GIVEN INSTRUCTION:
Only the lines from the first one through the line with "const dates = d3.utcFriday.range(new" should be printed, exactly as they appear.

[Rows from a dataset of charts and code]
☆ ☆ ☆ ☆ ☆

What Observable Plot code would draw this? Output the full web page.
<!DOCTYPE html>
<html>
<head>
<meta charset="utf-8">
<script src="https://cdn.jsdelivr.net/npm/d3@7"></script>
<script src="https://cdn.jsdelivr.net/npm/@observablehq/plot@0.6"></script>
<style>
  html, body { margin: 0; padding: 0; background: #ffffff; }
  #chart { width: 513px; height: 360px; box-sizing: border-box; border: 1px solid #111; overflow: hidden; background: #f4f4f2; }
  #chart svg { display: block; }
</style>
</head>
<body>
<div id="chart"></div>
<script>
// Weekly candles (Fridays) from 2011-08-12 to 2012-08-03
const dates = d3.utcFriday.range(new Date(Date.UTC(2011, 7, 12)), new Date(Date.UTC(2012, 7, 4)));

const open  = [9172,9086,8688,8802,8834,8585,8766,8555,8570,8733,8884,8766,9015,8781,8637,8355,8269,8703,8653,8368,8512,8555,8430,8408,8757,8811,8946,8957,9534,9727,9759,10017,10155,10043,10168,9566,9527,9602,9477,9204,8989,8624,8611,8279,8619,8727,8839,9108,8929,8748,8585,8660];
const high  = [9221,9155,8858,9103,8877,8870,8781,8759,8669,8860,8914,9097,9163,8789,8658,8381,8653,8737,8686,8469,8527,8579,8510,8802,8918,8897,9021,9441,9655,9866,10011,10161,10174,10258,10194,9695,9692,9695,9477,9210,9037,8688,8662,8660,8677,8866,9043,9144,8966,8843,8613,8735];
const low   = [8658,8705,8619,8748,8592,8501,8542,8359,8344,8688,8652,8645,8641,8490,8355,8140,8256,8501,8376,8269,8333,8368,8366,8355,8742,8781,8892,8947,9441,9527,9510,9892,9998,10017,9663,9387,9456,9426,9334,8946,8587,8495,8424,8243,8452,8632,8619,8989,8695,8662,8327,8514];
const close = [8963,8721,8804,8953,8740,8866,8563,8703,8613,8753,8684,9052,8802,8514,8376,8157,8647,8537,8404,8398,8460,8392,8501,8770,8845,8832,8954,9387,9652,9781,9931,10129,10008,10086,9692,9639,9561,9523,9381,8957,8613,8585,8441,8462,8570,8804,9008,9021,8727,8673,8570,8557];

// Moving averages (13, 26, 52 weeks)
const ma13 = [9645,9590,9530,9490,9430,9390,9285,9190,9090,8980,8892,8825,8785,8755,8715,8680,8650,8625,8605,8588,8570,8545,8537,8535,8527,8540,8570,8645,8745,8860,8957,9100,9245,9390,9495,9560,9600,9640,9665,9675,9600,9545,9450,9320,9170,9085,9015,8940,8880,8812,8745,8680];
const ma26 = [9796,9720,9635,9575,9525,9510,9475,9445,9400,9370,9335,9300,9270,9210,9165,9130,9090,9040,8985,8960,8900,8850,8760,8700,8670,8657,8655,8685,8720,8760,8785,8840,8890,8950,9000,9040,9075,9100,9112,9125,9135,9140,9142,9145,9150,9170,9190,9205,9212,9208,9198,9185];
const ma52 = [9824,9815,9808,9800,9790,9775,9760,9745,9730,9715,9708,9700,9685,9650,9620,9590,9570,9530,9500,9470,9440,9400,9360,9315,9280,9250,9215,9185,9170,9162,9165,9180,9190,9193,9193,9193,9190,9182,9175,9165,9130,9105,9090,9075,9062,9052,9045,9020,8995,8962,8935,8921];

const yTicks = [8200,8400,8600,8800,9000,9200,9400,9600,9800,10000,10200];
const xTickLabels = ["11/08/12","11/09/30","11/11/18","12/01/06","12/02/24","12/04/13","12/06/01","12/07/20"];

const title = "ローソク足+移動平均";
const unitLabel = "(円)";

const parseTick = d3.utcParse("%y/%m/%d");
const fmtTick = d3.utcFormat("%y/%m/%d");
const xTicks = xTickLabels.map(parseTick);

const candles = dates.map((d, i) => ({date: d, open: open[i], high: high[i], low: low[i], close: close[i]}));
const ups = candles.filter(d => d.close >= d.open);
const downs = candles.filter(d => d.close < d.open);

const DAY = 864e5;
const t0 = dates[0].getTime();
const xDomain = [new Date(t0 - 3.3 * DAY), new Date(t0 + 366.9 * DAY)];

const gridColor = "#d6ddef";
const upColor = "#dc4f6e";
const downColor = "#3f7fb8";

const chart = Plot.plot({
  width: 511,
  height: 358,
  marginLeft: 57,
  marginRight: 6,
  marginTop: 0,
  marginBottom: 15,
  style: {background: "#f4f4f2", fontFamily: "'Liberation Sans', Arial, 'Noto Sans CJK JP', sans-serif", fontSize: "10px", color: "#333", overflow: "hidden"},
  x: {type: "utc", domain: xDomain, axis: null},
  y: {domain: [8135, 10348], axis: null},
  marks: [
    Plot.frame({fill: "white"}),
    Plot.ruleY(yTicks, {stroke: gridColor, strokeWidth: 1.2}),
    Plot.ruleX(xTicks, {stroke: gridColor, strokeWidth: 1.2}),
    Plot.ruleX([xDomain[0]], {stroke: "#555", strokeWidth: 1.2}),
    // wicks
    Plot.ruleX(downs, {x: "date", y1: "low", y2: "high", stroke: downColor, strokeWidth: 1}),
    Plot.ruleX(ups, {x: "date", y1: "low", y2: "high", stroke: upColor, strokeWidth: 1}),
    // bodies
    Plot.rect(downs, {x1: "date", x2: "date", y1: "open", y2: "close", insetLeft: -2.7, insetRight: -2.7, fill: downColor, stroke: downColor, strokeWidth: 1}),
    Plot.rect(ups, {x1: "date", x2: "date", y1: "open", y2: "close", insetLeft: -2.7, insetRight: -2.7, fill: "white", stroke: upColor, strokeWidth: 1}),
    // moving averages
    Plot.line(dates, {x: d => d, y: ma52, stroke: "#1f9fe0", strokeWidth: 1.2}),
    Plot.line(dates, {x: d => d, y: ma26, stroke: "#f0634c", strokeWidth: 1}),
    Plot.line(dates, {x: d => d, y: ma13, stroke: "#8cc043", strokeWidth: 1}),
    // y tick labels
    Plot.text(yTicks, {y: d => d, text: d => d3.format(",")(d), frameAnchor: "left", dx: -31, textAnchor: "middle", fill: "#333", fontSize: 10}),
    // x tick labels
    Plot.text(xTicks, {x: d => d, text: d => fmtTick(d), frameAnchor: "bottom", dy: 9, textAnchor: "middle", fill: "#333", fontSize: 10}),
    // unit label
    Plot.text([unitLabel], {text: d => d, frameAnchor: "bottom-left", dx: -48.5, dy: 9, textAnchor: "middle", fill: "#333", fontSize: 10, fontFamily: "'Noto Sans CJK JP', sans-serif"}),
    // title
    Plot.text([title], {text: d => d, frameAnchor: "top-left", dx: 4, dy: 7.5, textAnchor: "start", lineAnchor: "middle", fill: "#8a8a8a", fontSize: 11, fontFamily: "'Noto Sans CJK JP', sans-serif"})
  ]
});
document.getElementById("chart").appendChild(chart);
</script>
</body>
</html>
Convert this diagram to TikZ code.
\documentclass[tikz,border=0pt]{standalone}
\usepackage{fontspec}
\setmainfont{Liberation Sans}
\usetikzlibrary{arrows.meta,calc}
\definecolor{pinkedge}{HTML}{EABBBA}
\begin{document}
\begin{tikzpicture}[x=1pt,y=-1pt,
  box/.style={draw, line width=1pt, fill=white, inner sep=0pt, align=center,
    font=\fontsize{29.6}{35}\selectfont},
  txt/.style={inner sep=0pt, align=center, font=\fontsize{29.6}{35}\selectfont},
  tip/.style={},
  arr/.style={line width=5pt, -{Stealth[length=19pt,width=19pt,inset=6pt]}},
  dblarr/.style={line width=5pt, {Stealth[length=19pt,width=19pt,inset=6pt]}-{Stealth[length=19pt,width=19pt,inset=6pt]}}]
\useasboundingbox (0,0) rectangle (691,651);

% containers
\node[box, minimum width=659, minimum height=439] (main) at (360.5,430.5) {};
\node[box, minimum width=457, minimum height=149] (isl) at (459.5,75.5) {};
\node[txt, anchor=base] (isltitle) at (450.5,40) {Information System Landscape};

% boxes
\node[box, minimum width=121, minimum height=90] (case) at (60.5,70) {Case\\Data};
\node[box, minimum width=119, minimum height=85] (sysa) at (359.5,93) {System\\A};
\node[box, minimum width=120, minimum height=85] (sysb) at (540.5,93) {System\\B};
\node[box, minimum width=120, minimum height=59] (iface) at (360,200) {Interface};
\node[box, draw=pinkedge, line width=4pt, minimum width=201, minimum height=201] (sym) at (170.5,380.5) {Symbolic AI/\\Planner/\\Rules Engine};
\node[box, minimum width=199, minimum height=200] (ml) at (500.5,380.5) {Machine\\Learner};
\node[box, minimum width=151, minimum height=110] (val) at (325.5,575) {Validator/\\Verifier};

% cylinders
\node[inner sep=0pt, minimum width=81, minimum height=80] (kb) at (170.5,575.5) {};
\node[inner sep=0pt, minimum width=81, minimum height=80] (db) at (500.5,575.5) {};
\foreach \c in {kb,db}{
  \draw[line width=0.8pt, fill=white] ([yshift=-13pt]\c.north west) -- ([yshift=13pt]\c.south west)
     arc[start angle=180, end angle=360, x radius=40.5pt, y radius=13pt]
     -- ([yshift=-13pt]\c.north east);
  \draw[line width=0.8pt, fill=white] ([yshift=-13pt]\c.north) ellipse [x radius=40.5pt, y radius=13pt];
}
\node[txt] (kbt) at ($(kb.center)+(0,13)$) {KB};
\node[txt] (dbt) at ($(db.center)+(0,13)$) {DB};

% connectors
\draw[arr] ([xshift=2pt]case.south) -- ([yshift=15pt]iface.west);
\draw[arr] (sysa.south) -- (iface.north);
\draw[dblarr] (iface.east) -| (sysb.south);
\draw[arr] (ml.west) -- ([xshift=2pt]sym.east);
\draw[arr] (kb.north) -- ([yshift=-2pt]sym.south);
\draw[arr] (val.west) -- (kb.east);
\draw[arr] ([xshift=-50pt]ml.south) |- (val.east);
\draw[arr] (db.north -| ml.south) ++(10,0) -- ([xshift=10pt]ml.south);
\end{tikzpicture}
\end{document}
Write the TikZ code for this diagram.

☆ ☆ ☆ ☆ ☆

SOLUTION TO THIS EXERCISE:
What Observable Plot code would draw this? Output the full web page.
<!DOCTYPE html>
<html>
<head>
<meta charset="utf-8">
<script src="https://cdn.jsdelivr.net/npm/d3@7"></script>
<script src="https://cdn.jsdelivr.net/npm/@observablehq/plot@0.6"></script>
<style>
  html, body { margin: 0; padding: 0; background: #ffffff; }
  #chart { width: 513px; height: 360px; box-sizing: border-box; border: 1px solid #111; overflow: hidden; background: #f4f4f2; }
  #chart svg { display: block; }
</style>
</head>
<body>
<div id="chart"></div>
<script>
// Weekly candles (Fridays) from 2011-08-12 to 2012-08-03
const dates = d3.utcFriday.range(new Date(Date.UTC(2011, 7, 12)), new Date(Date.UTC(2012, 7, 4)));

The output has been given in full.